What started off as Rap Genius has broadened into something much more than the premiere destination for annotating rap lyrics. Currently, Genius lets you find everything from Jane Austen annotations, to Caesar salad recipes, to lyrics for Kendrick Lamar’s “The Recipe.” The cooking section—created with the help of Food52—is a perfect example of Brown’s “living recipe” theory. You can follow a recipe straight through, or you can read other people’s notes for additional insight.

genius recipe annotated

In the example above, the author annotates her inclusion of “Grated Parmesan” on the ingredients list with a simple explanation: “You could do shredded, but from a texture perspective, I prefer grated. It also leads to a more consistent parm to lettuce ratio throughout.”

If you disagree, you can always tweak and add your own notes. The power behind this crowd-sourced idea is simple: not only is it showing you an alternative, but it’s telling you why it works.

140 character recipes from Twitter

https://twitter.com/cookbook/status/557264698706780161

A full recipe in a single tweet, you say? Is that even possible? This method of recipe sharing shows some promise, but it can also prove to be challenging for both readers and writers. One undisputed master of the form is Maureen Evans, who started writing Twecipes in 2009 while she was a student at Queens University in Belfast, Ireland.
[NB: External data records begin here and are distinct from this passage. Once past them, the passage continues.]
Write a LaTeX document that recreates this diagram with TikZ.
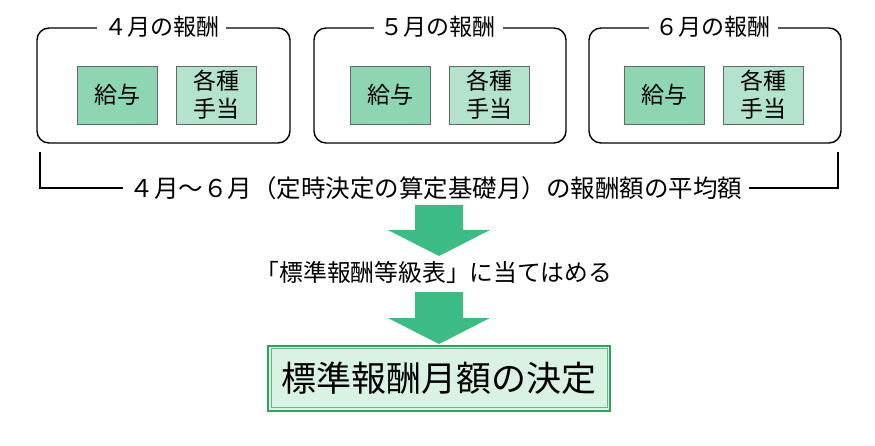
\documentclass[tikz,border=0pt]{standalone}
\usepackage{fontspec}
\setmainfont{Noto Sans CJK JP}
\definecolor{arrowgreen}{HTML}{3DBB84}
\definecolor{payfill}{HTML}{8ED6B3}
\definecolor{allowfill}{HTML}{B3E3CC}
\definecolor{finalborder}{HTML}{2EA45A}
\definecolor{finalfill}{HTML}{DAF2E4}
\begin{document}
\begin{tikzpicture}[x=1pt,y=-1pt,
  monthbox/.style={draw=black,line width=1.4pt,rounded corners=12pt},
  paybox/.style={draw=gray!80!black,line width=0.8pt,fill=payfill,minimum width=80pt,minimum height=58pt,inner sep=0pt,font=\fontsize{23}{28}\selectfont,align=center},
  allowbox/.style={paybox,fill=allowfill},
  title/.style={fill=white,inner xsep=7pt,inner ysep=0pt,font=\fontsize{23}{27}\selectfont},
  bigarrow/.style={fill=arrowgreen,draw=none},
  plain/.style={font=\fontsize{24.5}{28}\selectfont,inner xsep=7pt}
]
\useasboundingbox (0,0) rectangle (875,446);
% month boxes
\foreach \i/\xl/\xr/\lab in {1/37/290/４月の報酬,2/314/566/５月の報酬,3/589/841/６月の報酬}{
  \draw[monthbox] (\xl,28) rectangle (\xr,143);
  \node[title] (t\i) at ({(\xl+\xr)/2-2},27) {\lab};
}
\node[paybox] (p1) at (117,95) {給与};
\node[allowbox] (a1) at (216.5,95) {各種\\手当};
\node[paybox] (p2) at (390,95) {給与};
\node[allowbox] (a2) at (489.5,95) {各種\\手当};
\node[paybox] (p3) at (664,95) {給与};
\node[allowbox] (a3) at (763.5,95) {各種\\手当};
% bracket
\node[plain] (avg) at (436,188) {４月～６月（定時決定の算定基礎月）の報酬額の平均額};
\coordinate (bl) at (40,152);
\coordinate (br) at (838,152);
\draw[line width=1.2pt] (bl) |- (avg.west);
\draw[line width=1.2pt] (br) |- (avg.east);
% arrows
\fill[bigarrow] (415,205) -- (463,205) -- (463,230) -- (490,230) -- (439,256) -- (388,230) -- (415,230) -- cycle;
\node[plain,font=\fontsize{23.8}{28}\selectfont] (fit) at (434,272) {「標準報酬等級表」に当てはめる};
\fill[bigarrow] (415,292) -- (463,292) -- (463,318) -- (490,318) -- (439,344) -- (388,318) -- (415,318) -- cycle;
% final
\node[draw=finalborder,line width=2pt,fill=finalfill,minimum width=342pt,minimum height=65pt,font=\fontsize{35}{40}\selectfont] (final) at (439,378) {標準報酬月額の決定};
\draw[finalborder!75,line width=0.8pt] ([shift={(4,-4)}]final.south west) rectangle ([shift={(-4,4)}]final.north east);
\end{tikzpicture}
\end{document}
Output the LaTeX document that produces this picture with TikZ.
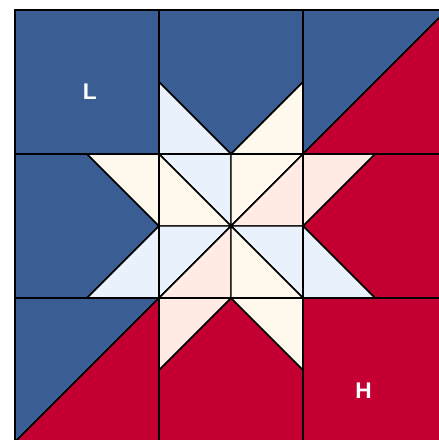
\documentclass[tikz,border=0pt]{standalone}
\usepackage{fontspec}
\setsansfont{Liberation Sans}
\definecolor{qblue}{HTML}{3A5D94}
\definecolor{qred}{HTML}{C40032}
\definecolor{qlblue}{HTML}{E8F1FC}
\definecolor{qcream}{HTML}{FFF8EC}
\definecolor{qpink}{HTML}{FFEBE4}
\begin{document}
\begin{tikzpicture}[x=54pt,y=54pt,
  piece/.style={draw=black,line width=1.1pt,line join=round},
  gridline/.style={draw=black,line width=1.6pt},
  lbl/.style={text=white,font=\sffamily\bfseries\fontsize{17}{17}\selectfont}]
\useasboundingbox (-0.2083,0.0278) rectangle (5.8889,6.1389);
\clip (-0.2083,0.0278) rectangle (5.8889,6.1389);
% top-left
\fill[qblue] (0,4) rectangle (2,6);
% top-middle
\filldraw[piece,fill=qblue] (2,6) -- (4,6) -- (4,5) -- (3,4) -- (2,5) -- cycle;
\filldraw[piece,fill=qlblue] (2,5) -- (3,4) -- (2,4) -- cycle;
\filldraw[piece,fill=qcream] (4,5) -- (3,4) -- (4,4) -- cycle;
% top-right
\filldraw[piece,fill=qblue] (4,4) -- (4,6) -- (6,6) -- cycle;
\filldraw[piece,fill=qred] (4,4) -- (6,6) -- (6,4) -- cycle;
% middle-left
\filldraw[piece,fill=qblue] (0,2) -- (0,4) -- (1,4) -- (2,3) -- (1,2) -- cycle;
\filldraw[piece,fill=qcream] (1,4) -- (2,4) -- (2,3) -- cycle;
\filldraw[piece,fill=qlblue] (1,2) -- (2,2) -- (2,3) -- cycle;
% middle-right
\filldraw[piece,fill=qred] (6,2) -- (6,4) -- (5,4) -- (4,3) -- (5,2) -- cycle;
\filldraw[piece,fill=qpink] (4,4) -- (5,4) -- (4,3) -- cycle;
\filldraw[piece,fill=qlblue] (4,2) -- (5,2) -- (4,3) -- cycle;
% bottom-left
\filldraw[piece,fill=qblue] (0,0) -- (0,2) -- (2,2) -- cycle;
\filldraw[piece,fill=qred] (0,0) -- (2,2) -- (2,0) -- cycle;
% bottom-middle
\filldraw[piece,fill=qred] (2,0) -- (2,1) -- (3,2) -- (4,1) -- (4,0) -- cycle;
\filldraw[piece,fill=qpink] (2,2) -- (3,2) -- (2,1) -- cycle;
\filldraw[piece,fill=qcream] (3,2) -- (4,2) -- (4,1) -- cycle;
% bottom-right
\fill[qred] (4,0) rectangle (6,2);
% centre
\filldraw[piece,fill=qlblue] (2,4) -- (3,4) -- (3,3) -- cycle;
\filldraw[piece,fill=qcream] (2,4) -- (2,3) -- (3,3) -- cycle;
\filldraw[piece,fill=qcream] (3,3) -- (3,4) -- (4,4) -- cycle;
\filldraw[piece,fill=qpink] (3,3) -- (4,4) -- (4,3) -- cycle;
\filldraw[piece,fill=qlblue] (2,3) -- (3,3) -- (2,2) -- cycle;
\filldraw[piece,fill=qpink] (2,2) -- (3,3) -- (3,2) -- cycle;
\filldraw[piece,fill=qlblue] (3,3) -- (4,3) -- (4,2) -- cycle;
\filldraw[piece,fill=qcream] (3,3) -- (3,2) -- (4,2) -- cycle;
% grid
\draw[gridline] (0,0) rectangle (6,6);
\draw[gridline] (2,0) -- (2,6) (4,0) -- (4,6) (0,2) -- (6,2) (0,4) -- (6,4);
% labels
\node[lbl] (labL) at (1.04,4.86) {L};
\node[lbl] (labH) at (4.84,0.715) {H};
\end{tikzpicture}
\end{document}
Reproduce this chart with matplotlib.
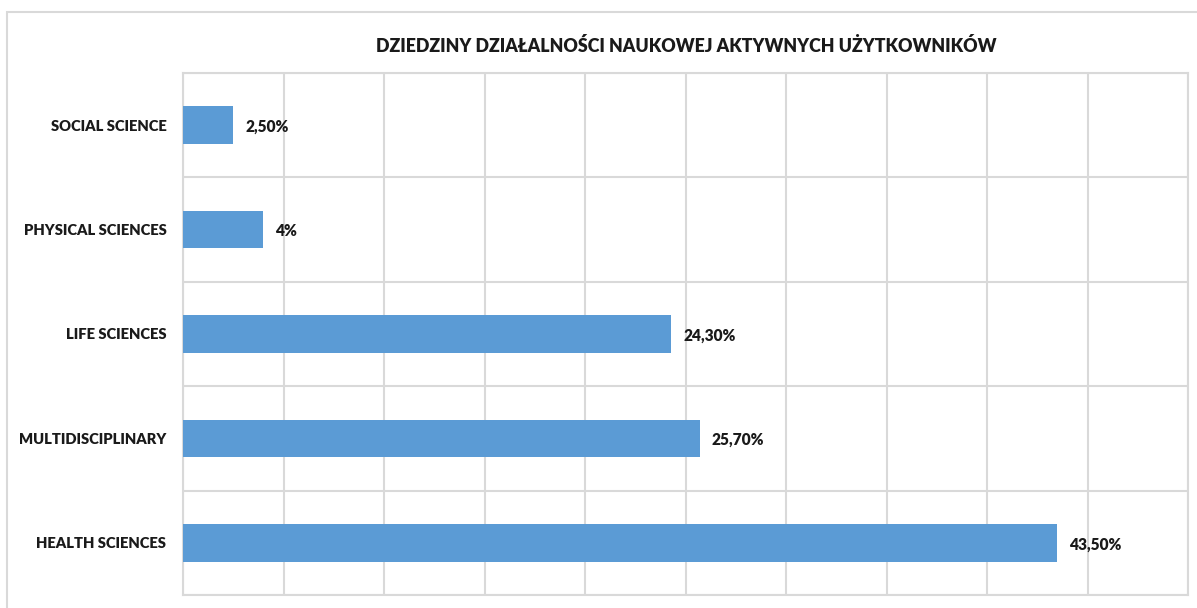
import matplotlib.pyplot as plt
import matplotlib.patches as mpatches
from matplotlib.ticker import MultipleLocator

categories = ["HEALTH SCIENCES", "MULTIDISCIPLINARY", "LIFE SCIENCES",
              "PHYSICAL SCIENCES", "SOCIAL SCIENCE"]
values = [43.5, 25.7, 24.3, 4.0, 2.5]
value_labels = ["43,50%", "25,70%", "24,30%", "4%", "2,50%"]

TITLE = "DZIEDZINY DZIAŁALNOŚCI NAUKOWEJ AKTYWNYCH UŻYTKOWNIKÓW"
BAR_COL = "#5b9bd5"
GRID_COL = "#d9d9d9"
TEXT_COL = "#1a1a1a"

plt.rcParams["font.family"] = ["Lato", "DejaVu Sans"]

fig = plt.figure(figsize=(11.97, 6.08), dpi=100)
fig.patch.set_facecolor("white")

# chart border (Excel-style frame)
fig.add_artist(mpatches.Rectangle((7 / 1197, -0.05), 1.2, 1 - 12 / 608 + 0.05,
                                  transform=fig.transFigure, fill=False,
                                  edgecolor=GRID_COL, linewidth=1.5))

ax = fig.add_axes([183 / 1197, 1 - 595 / 608, (1188 - 183) / 1197, (595 - 73) / 608])

ypos = list(range(len(categories)))
ax.barh(ypos, values, height=0.36, color=BAR_COL, zorder=3)

ax.set_xlim(0, 50)
ax.set_ylim(-0.5, len(categories) - 0.5)
ax.xaxis.set_major_locator(MultipleLocator(5))
ax.yaxis.set_minor_locator(MultipleLocator(1, offset=0.5))
ax.grid(axis="x", which="major", color=GRID_COL, linewidth=1.5, zorder=0)
ax.grid(axis="y", which="minor", color=GRID_COL, linewidth=1.5, zorder=0)
ax.set_xticklabels([])
ax.tick_params(axis="x", length=0)
ax.tick_params(axis="y", which="both", length=0, pad=12)
ax.set_yticks(ypos)
ax.set_yticklabels(categories, fontsize=10.6, fontweight="heavy", color=TEXT_COL)
for s in ax.spines.values():
    s.set_color(GRID_COL)
    s.set_linewidth(1.5)

for y, v, lbl in zip(ypos, values, value_labels):
    ax.annotate(lbl, (v, y), xytext=(8.5, -1), textcoords="offset points",
                ha="left", va="center", fontsize=11.2, fontweight="heavy",
                color=TEXT_COL, zorder=4)

fig.text(686 / 1197, 1 - 46 / 608, TITLE, ha="center", va="center",
         fontsize=12.8, fontweight="heavy", color=TEXT_COL)

fig.savefig("out.png", dpi=100)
Her ‘twecipes’ eventually landed her a cookbook deal for Eat, Tweet (2010). Before the book came out, Laurence Downes wrote about Evans’ twecipes in the New York Times:

Look closely. These are awesome acts of compression. Ingredients, actions, quantities, times and temperatures — both Fahrenheit and Celsius — boiled down to utmost richness, density and clarity. A dish, a meal, a trip to deliciousness magically packed into the tiniest carry-on bag.

Twecipes rely on tons of abbreviations to get the job done, but the Guardian offers a helpful glossary of abbreviations, and there’s an exhaustive @cookbook-specific abbreviations wiki available too.

Some others are mastering the form, as well:

https://twitter.com/mumbly_joe/status/336226587466932224

Of course, this particular format invites all sorts of clowning. Like this:

https://twitter.com/sundapp/status/152606985676795904

Or this:

https://twitter.com/mrsellars/status/22681153584496641

But there are also super-star chefs like Rick Bayless who are taking the form seriously:

https://twitter.com/Rick_Bayless/status/550444028446011393

Can people actually make these recipes work with such little instruction? According to Downes, the answer is yes:

I tried a bunch of them the other day. I set a rule for myself: the tweet was sacred text; no world existed beyond it. All I knew I would have to discern from the tweet. To make it harder, I picked two international recipes whose names I did not recognize. They conjured no associations; results would be a surprise.

Downes was surprised and delighted at how well the results came out, but cautioned that Evans sets the twecipe bar pretty high. It’s certainly a form that works best for people who like both challenge and risk in their cooking exploits.

Visual recipes from Cookograph

cookograph

Photo: Kickstarter/Michael Todd

What’s the next step after slimming down bloated recipes to Twitter size? Getting rid of words altogether. That’s where Cookograph comes in.

Cookograph creator Michael Todd thinks that visual recipes are the way of the future for people who don’t have time for alphabet soup. With the popularity of how-to infographics explaining proper useage of aromatics, or guiding people through local food specialties around the world, it’s easy to see why he thinks this idea has staying power. Time will tell if Todd’s belief resonates with other home cooks who don’t have the confidence or patience to tackle a traditional recipe.

Aint-Nobody-Got-Time-for-That

Check out the video for Todd’s Kickstarter, which is currently seeking funding to make Cookographs a reality right now.

Social Recipe Slideshows from Youmiam

youmiam chocolate charlotte
Youmiam is a recipe-sharing social network that combines the sharable qualities of Soundcloud and the visual appeal of Pinterest to make the recipe slideshows of your dreams. Each step shows you an ingredient and tells you how to proceed with said ingredient. It began as a French-only project but is now branching out into English, thanks to some generous angel investors. You can ‘heart’ recipes, follow chefs you like, and share things you find on Youmiam across other social platforms. Text is limited, so everything remains blissfully clear and uncluttered; searching by keywords is also a snap. It’s a happy medium between text overload and reverting to childish picture books.

And, for what it’s worth, we’re trying to our own part to contribute to the recipe revolution by adding MORE GIFS!